Operational agility is the pillar where an individual’s ability to generate the right kind of results in the proper manner is visible and tangible. This work requires a deep understanding of the firm’s business, strategies, and processes, as well as an intimate knowledge of how the firm serves customers and ultimately makes money. Coaching, feedback, training, and assignment rotation are all critical for growth in this pillar.

Less Measuring Stick and More Navigation Tool

There’s an instinct in our data-driven culture to impose a rating or measuring system on the pillars. After all, we want a baseline, and we want to be able to measure change and improvement over time. While I understand this drive to quantify today’s level and measure growth over time, experience has shown me that success in developing emerging leaders is less about measurement and much more about observation, feedback and coaching dialog, based on continuous exposure to new experiences.

Beware the pursuit of false precision when it comes to developing emerging leaders.

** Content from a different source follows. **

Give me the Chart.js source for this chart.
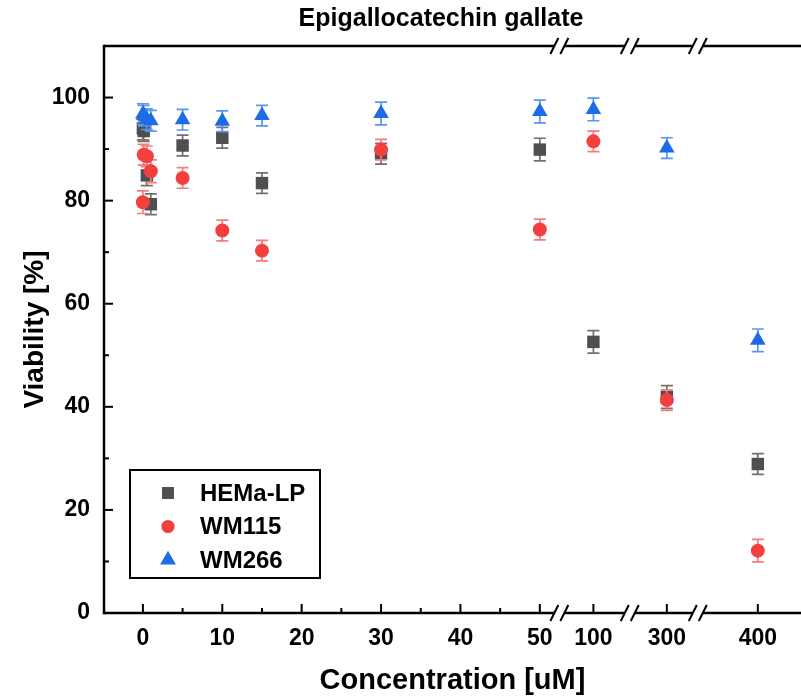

I use, and I encourage you to use the Foundation + Four Pillars as a tool and a guide to your good work of coaching and development for emerging leaders. It offers a way to observe and coach and to design new assignments that support growth in each of the pillars.

The Bottom-Line for Now:

A strong foundation and deliberate effort to develop the skills and behaviors in the four pillars are essential for success as a leader. While some may suggest I’m oversimplifying the work, my polite push-back is that I am “decomplexifying” the activities of developing emerging leaders around a practical framework that encourages and guides actions, experiences, and discussions.